Rachel McNamara, from the US, strapped her son in his car seat and shared pictures of herself holding it up above her head.
“After strapping your child into their car seat, ask yourself if you’d be comfortable flipping it upside down,” she wrote on 17 March.
“Remember that the chest clip should be at armpit level and the straps should be tight enough to pass the pinch test.”
Jan James, from UK-based safety organisation Good Egg Safety told The Huffington Post UK: “It’s a really interesting story and captured attention well with the visual imagery - although we would never advocate parents actually doing this because child seats can be heavy and accidentally dropping them with the child in situ isn’t worth thinking about.”
In both the images, her son is securely strapped in and doesn’t fall loose when he is upside down.
The mum’s post has been shared nearly 50,000 times so she updated her post to reply to some of the concerns she had from parents.
She clarified that she is not advocating all parents should be flipping their kids upside down in their car seats before a drive, but that they should feel confident if the car was flipped over in an accident.
“I think this is a great visual and shows just how important proper car seat use is,” she wrote.
She also advised parents to look at the manuals of their own car seats, as some have different instructions and guidelines about where the straps should be placed.
McNamara also shared information on the “pinch test”: “The test you do after your child is buckled in and the chest clip is in the proper place,” she wrote.
“You shouldn’t be able to pinch any of the strap between two fingers.
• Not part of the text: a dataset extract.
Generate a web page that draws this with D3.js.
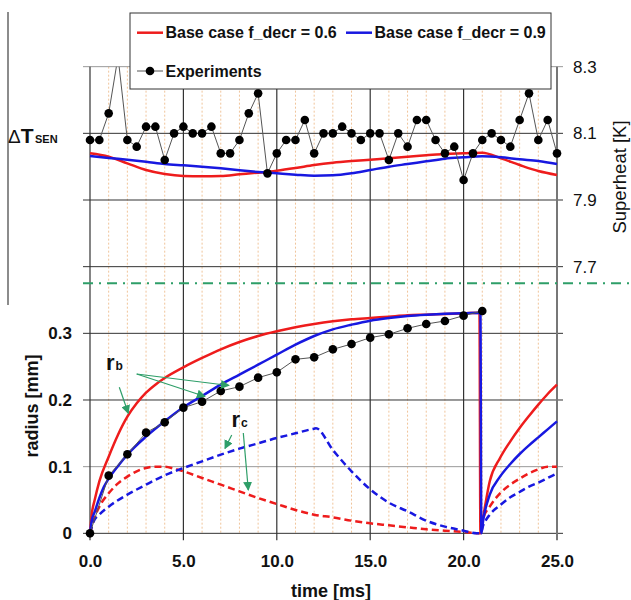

If you can pinch the strap: move the chest clip back down, tighten the straps, move the chest clip back up and test again.”
She advised car seat installation into the car is just as important as having your child correctly fitted in the car seat.
Commenting on the post, one mum wrote: “I’m so glad you have made this visual. I hope everyone can finally realise that this is why it’s so important to buckle their children correctly and use the appropriate seat for their height and weight.”
What shop staff should ask parents when buying a car seat, as advised by Good Egg Safety.
What vehicle the seat will be used in
If the seat will be used in any other vehicles
If the vehicle has ISOfix
If the seat is fitted to the front of the vehicle - advise on airbag risk
They should also advise on the safety benefits of rear facing child seats and demonstrate the fitment of the car seat.